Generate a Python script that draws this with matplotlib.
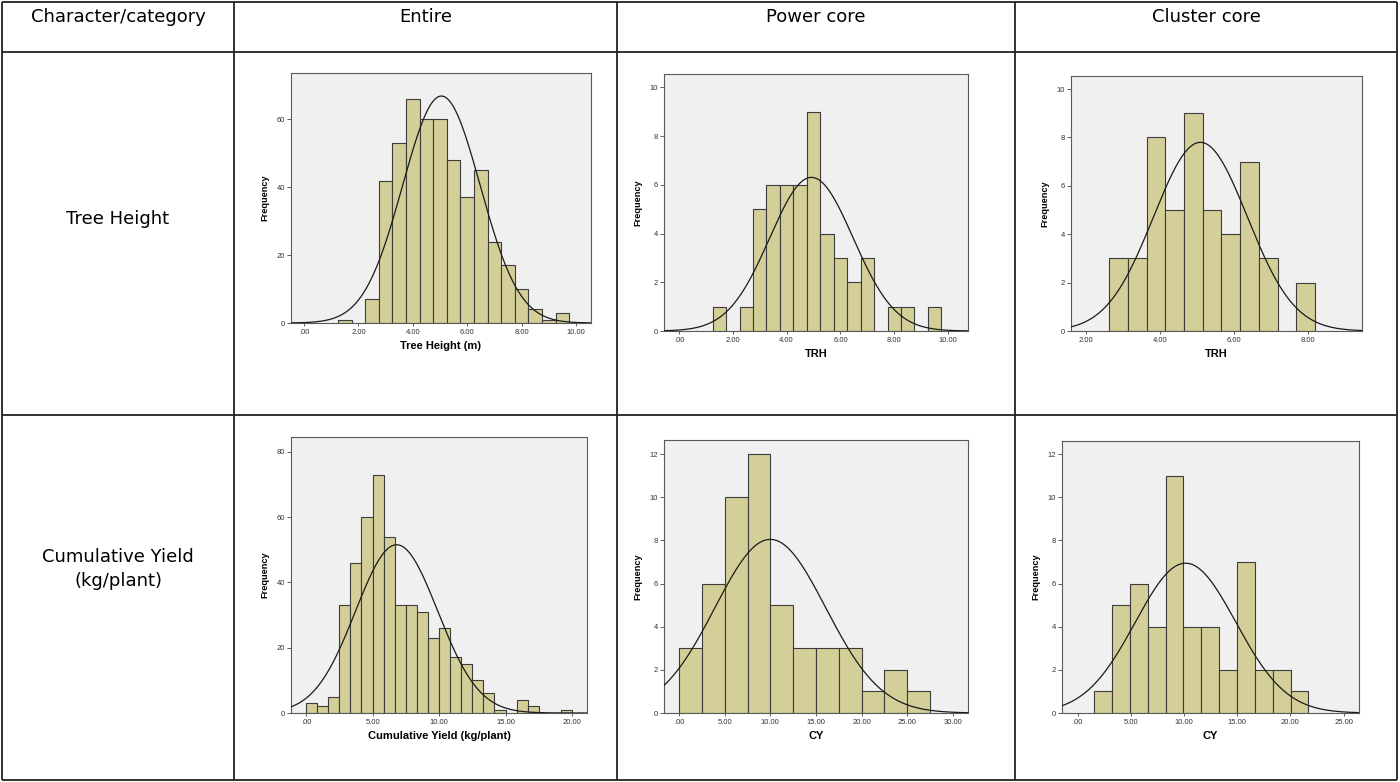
import numpy as np
import matplotlib
matplotlib.use("Agg")
import matplotlib.pyplot as plt

W, H = 1400, 782

# table text
col_headers = ["Character/category", "Entire", "Power core", "Cluster core"]
row_labels = [["Tree Height"], ["Cumulative Yield", "(kg/plant)"]]

# histogram counts (bin start, bin width, counts)
th_entire_start, th_entire_width = 1.25, 0.5
th_entire_counts = [1, 0, 7, 42, 53, 66, 60, 60, 48, 37, 45, 24, 17, 10, 4, 1, 3]
th_power_start, th_power_width = 1.25, 0.5
th_power_counts = [1, 0, 1, 5, 6, 6, 6, 9, 4, 3, 2, 3, 0, 1, 1, 0, 1]
th_cluster_start, th_cluster_width = 2.64, 0.505
th_cluster_counts = [3, 3, 8, 5, 9, 5, 4, 7, 3, 0, 2]
cy_entire_start, cy_entire_width = 0.0, 20.0 / 24
cy_entire_counts = [3, 2, 5, 33, 46, 60, 73, 54, 33, 33, 31, 23, 26, 17, 15,
                    10, 6, 1, 0, 4, 2, 0, 0, 1]
cy_power_start, cy_power_width = 0.0, 2.5
cy_power_counts = [3, 6, 10, 12, 5, 3, 3, 3, 1, 2, 1]
cy_cluster_start, cy_cluster_width = 1.56, 1.677
cy_cluster_counts = [1, 5, 6, 4, 11, 4, 4, 2, 7, 2, 2, 1]

# normal fit (mean, sd, n)
th_entire_fit = (5.05, 1.425, 478)
th_power_fit = (4.92, 1.55, 49)
th_cluster_fit = (5.10, 1.266, 49)
cy_entire_fit = (6.81, 3.085, 478)
cy_power_fit = (10.0, 6.07, 49)
cy_cluster_fit = (10.15, 4.72, 49)

# tick values
th_entire_xticks = [0, 2, 4, 6, 8, 10]
th_entire_yticks = [0, 20, 40, 60]
th_power_xticks = [0, 2, 4, 6, 8, 10]
th_power_yticks = [0, 2, 4, 6, 8, 10]
th_cluster_xticks = [2, 4, 6, 8]
th_cluster_yticks = [0, 2, 4, 6, 8, 10]
cy_entire_xticks = [0, 5, 10, 15, 20]
cy_entire_yticks = [0, 20, 40, 60, 80]
cy_power_xticks = [0, 5, 10, 15, 20, 25, 30]
cy_power_yticks = [0, 2, 4, 6, 8, 10, 12]
cy_cluster_xticks = [0, 5, 10, 15, 20, 25]
cy_cluster_yticks = [0, 2, 4, 6, 8, 10, 12]

panels = [
    dict(box=(291, 73, 591, 323), xlim=(-0.48, 10.55), ylim=(0, 73.7),
         start=th_entire_start, width=th_entire_width, counts=th_entire_counts,
         fit=th_entire_fit, xticks=th_entire_xticks, yticks=th_entire_yticks,
         xlabel="Tree Height (m)"),
    dict(box=(664, 74, 968, 331), xlim=(-0.56, 10.74), ylim=(0, 10.55),
         start=th_power_start, width=th_power_width, counts=th_power_counts,
         fit=th_power_fit, xticks=th_power_xticks, yticks=th_power_yticks,
         xlabel="TRH"),
    dict(box=(1071, 76, 1362, 331), xlim=(1.60, 9.47), ylim=(0, 10.54),
         start=th_cluster_start, width=th_cluster_width, counts=th_cluster_counts,
         fit=th_cluster_fit, xticks=th_cluster_xticks, yticks=th_cluster_yticks,
         xlabel="TRH"),
    dict(box=(291, 437, 587, 713), xlim=(-1.13, 21.12), ylim=(0, 84.5),
         start=cy_entire_start, width=cy_entire_width, counts=cy_entire_counts,
         fit=cy_entire_fit, xticks=cy_entire_xticks, yticks=cy_entire_yticks,
         xlabel="Cumulative Yield (kg/plant)"),
    dict(box=(664, 440, 968, 713), xlim=(-1.65, 31.66), ylim=(0, 12.66),
         start=cy_power_start, width=cy_power_width, counts=cy_power_counts,
         fit=cy_power_fit, xticks=cy_power_xticks, yticks=cy_power_yticks,
         xlabel="CY"),
    dict(box=(1062, 441, 1359, 713), xlim=(-1.46, 26.44), ylim=(0, 12.61),
         start=cy_cluster_start, width=cy_cluster_width, counts=cy_cluster_counts,
         fit=cy_cluster_fit, xticks=cy_cluster_xticks, yticks=cy_cluster_yticks,
         xlabel="CY"),
]

BAR = "#D4CF98"
EDGE = "#3C3C3C"
PANEL_FONT = ["Liberation Sans", "DejaVu Sans"]


def fmt_tick(v):
    s = f"{v:.2f}"
    return s[1:] if s.startswith("0") else s


def px_box(left, top, right, bottom):
    return [left / W, 1 - bottom / H, (right - left) / W, (bottom - top) / H]


fig = plt.figure(figsize=(W / 100, H / 100), dpi=100)

# table grid + text in pixel coordinates
bg = fig.add_axes([0, 0, 1, 1])
bg.set_xlim(0, W)
bg.set_ylim(H, 0)
bg.axis("off")
col_x = [2, 234, 617, 1015, 1397]
row_y = [2, 52, 415, 780]
for x in col_x:
    bg.plot([x, x], [row_y[0], row_y[-1]], color="#222222", lw=1.3, solid_capstyle="butt")
for y in row_y:
    bg.plot([col_x[0], col_x[-1]], [y, y], color="#222222", lw=1.3, solid_capstyle="butt")
for i, txt in enumerate(col_headers):
    cx = (col_x[i] + col_x[i + 1]) / 2
    bg.text(cx, 22, txt, ha="center", va="baseline", fontsize=13,
            family="DejaVu Sans", color="black")
row_base = [224, 562]
for i, lines in enumerate(row_labels):
    cx = (col_x[0] + col_x[1]) / 2
    for j, line in enumerate(lines):
        bg.text(cx, row_base[i] + 24 * j, line, ha="center", va="baseline",
                fontsize=13, family="DejaVu Sans", color="black")

for p in panels:
    left, top, right, bottom = p["box"]
    wpx, hpx = right - left, bottom - top
    ax = fig.add_axes(px_box(*p["box"]))
    ax.set_facecolor("#F0F0F0")

    counts = np.array(p["counts"], dtype=float)
    lefts = p["start"] + p["width"] * np.arange(len(counts))
    keep = counts > 0
    ax.bar(lefts[keep], counts[keep], width=p["width"], align="edge",
           color=BAR, edgecolor=EDGE, linewidth=0.8, zorder=2)

    m, sd, n = p["fit"]
    xs = np.linspace(p["xlim"][0], p["xlim"][1], 400)
    ys = n * p["width"] / (sd * np.sqrt(2 * np.pi)) * np.exp(-0.5 * ((xs - m) / sd) ** 2)
    ax.plot(xs, ys, color="#1a1a1a", lw=0.9, zorder=3)

    ax.set_xlim(*p["xlim"])
    ax.set_ylim(*p["ylim"])
    ax.set_xticks(p["xticks"])
    ax.set_xticklabels([fmt_tick(v) for v in p["xticks"]])
    ax.set_yticks(p["yticks"])
    ax.set_yticklabels([str(v) for v in p["yticks"]])
    ax.tick_params(axis="both", direction="out", width=0.6, color="#444444",
                   labelsize=5.5, labelcolor="#333333")
    ax.tick_params(axis="y", length=3, pad=1.2)
    ax.tick_params(axis="x", length=2.5, pad=1.5)
    for lab in ax.get_xticklabels() + ax.get_yticklabels():
        lab.set_family(PANEL_FONT)
    for sp in ax.spines.values():
        sp.set_color("#5a5a5a")
        sp.set_linewidth(0.8)

    ax.set_ylabel("Frequency", fontsize=6.6, fontweight="bold", family=PANEL_FONT)
    ax.yaxis.set_label_coords(-21.5 / wpx, 0.5)
    ax.set_xlabel(p["xlabel"], fontsize=8, fontweight="bold", family=PANEL_FONT)
    ax.xaxis.set_label_coords(0.5, -18.0 / hpx)

fig.savefig("out.png", dpi=100)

☆ ☆ ☆ ☆ ☆ ☆ ☆

REQUIREMENT:
Extract the full listing above verbatim; pictures are to be left out of the copy.

SOLUTION TO THIS PROBLEM:
Generate a Python script that draws this with matplotlib.
import numpy as np
import matplotlib
matplotlib.use("Agg")
import matplotlib.pyplot as plt

W, H = 1400, 782

# table text
col_headers = ["Character/category", "Entire", "Power core", "Cluster core"]
row_labels = [["Tree Height"], ["Cumulative Yield", "(kg/plant)"]]

# histogram counts (bin start, bin width, counts)
th_entire_start, th_entire_width = 1.25, 0.5
th_entire_counts = [1, 0, 7, 42, 53, 66, 60, 60, 48, 37, 45, 24, 17, 10, 4, 1, 3]
th_power_start, th_power_width = 1.25, 0.5
th_power_counts = [1, 0, 1, 5, 6, 6, 6, 9, 4, 3, 2, 3, 0, 1, 1, 0, 1]
th_cluster_start, th_cluster_width = 2.64, 0.505
th_cluster_counts = [3, 3, 8, 5, 9, 5, 4, 7, 3, 0, 2]
cy_entire_start, cy_entire_width = 0.0, 20.0 / 24
cy_entire_counts = [3, 2, 5, 33, 46, 60, 73, 54, 33, 33, 31, 23, 26, 17, 15,
                    10, 6, 1, 0, 4, 2, 0, 0, 1]
cy_power_start, cy_power_width = 0.0, 2.5
cy_power_counts = [3, 6, 10, 12, 5, 3, 3, 3, 1, 2, 1]
cy_cluster_start, cy_cluster_width = 1.56, 1.677
cy_cluster_counts = [1, 5, 6, 4, 11, 4, 4, 2, 7, 2, 2, 1]

# normal fit (mean, sd, n)
th_entire_fit = (5.05, 1.425, 478)
th_power_fit = (4.92, 1.55, 49)
th_cluster_fit = (5.10, 1.266, 49)
cy_entire_fit = (6.81, 3.085, 478)
cy_power_fit = (10.0, 6.07, 49)
cy_cluster_fit = (10.15, 4.72, 49)

# tick values
th_entire_xticks = [0, 2, 4, 6, 8, 10]
th_entire_yticks = [0, 20, 40, 60]
th_power_xticks = [0, 2, 4, 6, 8, 10]
th_power_yticks = [0, 2, 4, 6, 8, 10]
th_cluster_xticks = [2, 4, 6, 8]
th_cluster_yticks = [0, 2, 4, 6, 8, 10]
cy_entire_xticks = [0, 5, 10, 15, 20]
cy_entire_yticks = [0, 20, 40, 60, 80]
cy_power_xticks = [0, 5, 10, 15, 20, 25, 30]
cy_power_yticks = [0, 2, 4, 6, 8, 10, 12]
cy_cluster_xticks = [0, 5, 10, 15, 20, 25]
cy_cluster_yticks = [0, 2, 4, 6, 8, 10, 12]

panels = [
    dict(box=(291, 73, 591, 323), xlim=(-0.48, 10.55), ylim=(0, 73.7),
         start=th_entire_start, width=th_entire_width, counts=th_entire_counts,
         fit=th_entire_fit, xticks=th_entire_xticks, yticks=th_entire_yticks,
         xlabel="Tree Height (m)"),
    dict(box=(664, 74, 968, 331), xlim=(-0.56, 10.74), ylim=(0, 10.55),
         start=th_power_start, width=th_power_width, counts=th_power_counts,
         fit=th_power_fit, xticks=th_power_xticks, yticks=th_power_yticks,
         xlabel="TRH"),
    dict(box=(1071, 76, 1362, 331), xlim=(1.60, 9.47), ylim=(0, 10.54),
         start=th_cluster_start, width=th_cluster_width, counts=th_cluster_counts,
         fit=th_cluster_fit, xticks=th_cluster_xticks, yticks=th_cluster_yticks,
         xlabel="TRH"),
    dict(box=(291, 437, 587, 713), xlim=(-1.13, 21.12), ylim=(0, 84.5),
         start=cy_entire_start, width=cy_entire_width, counts=cy_entire_counts,
         fit=cy_entire_fit, xticks=cy_entire_xticks, yticks=cy_entire_yticks,
         xlabel="Cumulative Yield (kg/plant)"),
    dict(box=(664, 440, 968, 713), xlim=(-1.65, 31.66), ylim=(0, 12.66),
         start=cy_power_start, width=cy_power_width, counts=cy_power_counts,
         fit=cy_power_fit, xticks=cy_power_xticks, yticks=cy_power_yticks,
         xlabel="CY"),
    dict(box=(1062, 441, 1359, 713), xlim=(-1.46, 26.44), ylim=(0, 12.61),
         start=cy_cluster_start, width=cy_cluster_width, counts=cy_cluster_counts,
         fit=cy_cluster_fit, xticks=cy_cluster_xticks, yticks=cy_cluster_yticks,
         xlabel="CY"),
]

BAR = "#D4CF98"
EDGE = "#3C3C3C"
PANEL_FONT = ["Liberation Sans", "DejaVu Sans"]


def fmt_tick(v):
    s = f"{v:.2f}"
    return s[1:] if s.startswith("0") else s


def px_box(left, top, right, bottom):
    return [left / W, 1 - bottom / H, (right - left) / W, (bottom - top) / H]


fig = plt.figure(figsize=(W / 100, H / 100), dpi=100)

# table grid + text in pixel coordinates
bg = fig.add_axes([0, 0, 1, 1])
bg.set_xlim(0, W)
bg.set_ylim(H, 0)
bg.axis("off")
col_x = [2, 234, 617, 1015, 1397]
row_y = [2, 52, 415, 780]
for x in col_x:
    bg.plot([x, x], [row_y[0], row_y[-1]], color="#222222", lw=1.3, solid_capstyle="butt")
for y in row_y:
    bg.plot([col_x[0], col_x[-1]], [y, y], color="#222222", lw=1.3, solid_capstyle="butt")
for i, txt in enumerate(col_headers):
    cx = (col_x[i] + col_x[i + 1]) / 2
    bg.text(cx, 22, txt, ha="center", va="baseline", fontsize=13,
            family="DejaVu Sans", color="black")
row_base = [224, 562]
for i, lines in enumerate(row_labels):
    cx = (col_x[0] + col_x[1]) / 2
    for j, line in enumerate(lines):
        bg.text(cx, row_base[i] + 24 * j, line, ha="center", va="baseline",
                fontsize=13, family="DejaVu Sans", color="black")

for p in panels:
    left, top, right, bottom = p["box"]
    wpx, hpx = right - left, bottom - top
    ax = fig.add_axes(px_box(*p["box"]))
    ax.set_facecolor("#F0F0F0")

    counts = np.array(p["counts"], dtype=float)
    lefts = p["start"] + p["width"] * np.arange(len(counts))
    keep = counts > 0
    ax.bar(lefts[keep], counts[keep], width=p["width"], align="edge",
           color=BAR, edgecolor=EDGE, linewidth=0.8, zorder=2)

    m, sd, n = p["fit"]
    xs = np.linspace(p["xlim"][0], p["xlim"][1], 400)
    ys = n * p["width"] / (sd * np.sqrt(2 * np.pi)) * np.exp(-0.5 * ((xs - m) / sd) ** 2)
    ax.plot(xs, ys, color="#1a1a1a", lw=0.9, zorder=3)

    ax.set_xlim(*p["xlim"])
    ax.set_ylim(*p["ylim"])
    ax.set_xticks(p["xticks"])
    ax.set_xticklabels([fmt_tick(v) for v in p["xticks"]])
    ax.set_yticks(p["yticks"])
    ax.set_yticklabels([str(v) for v in p["yticks"]])
    ax.tick_params(axis="both", direction="out", width=0.6, color="#444444",
                   labelsize=5.5, labelcolor="#333333")
    ax.tick_params(axis="y", length=3, pad=1.2)
    ax.tick_params(axis="x", length=2.5, pad=1.5)
    for lab in ax.get_xticklabels() + ax.get_yticklabels():
        lab.set_family(PANEL_FONT)
    for sp in ax.spines.values():
        sp.set_color("#5a5a5a")
        sp.set_linewidth(0.8)

    ax.set_ylabel("Frequency", fontsize=6.6, fontweight="bold", family=PANEL_FONT)
    ax.yaxis.set_label_coords(-21.5 / wpx, 0.5)
    ax.set_xlabel(p["xlabel"], fontsize=8, fontweight="bold", family=PANEL_FONT)
    ax.xaxis.set_label_coords(0.5, -18.0 / hpx)

fig.savefig("out.png", dpi=100)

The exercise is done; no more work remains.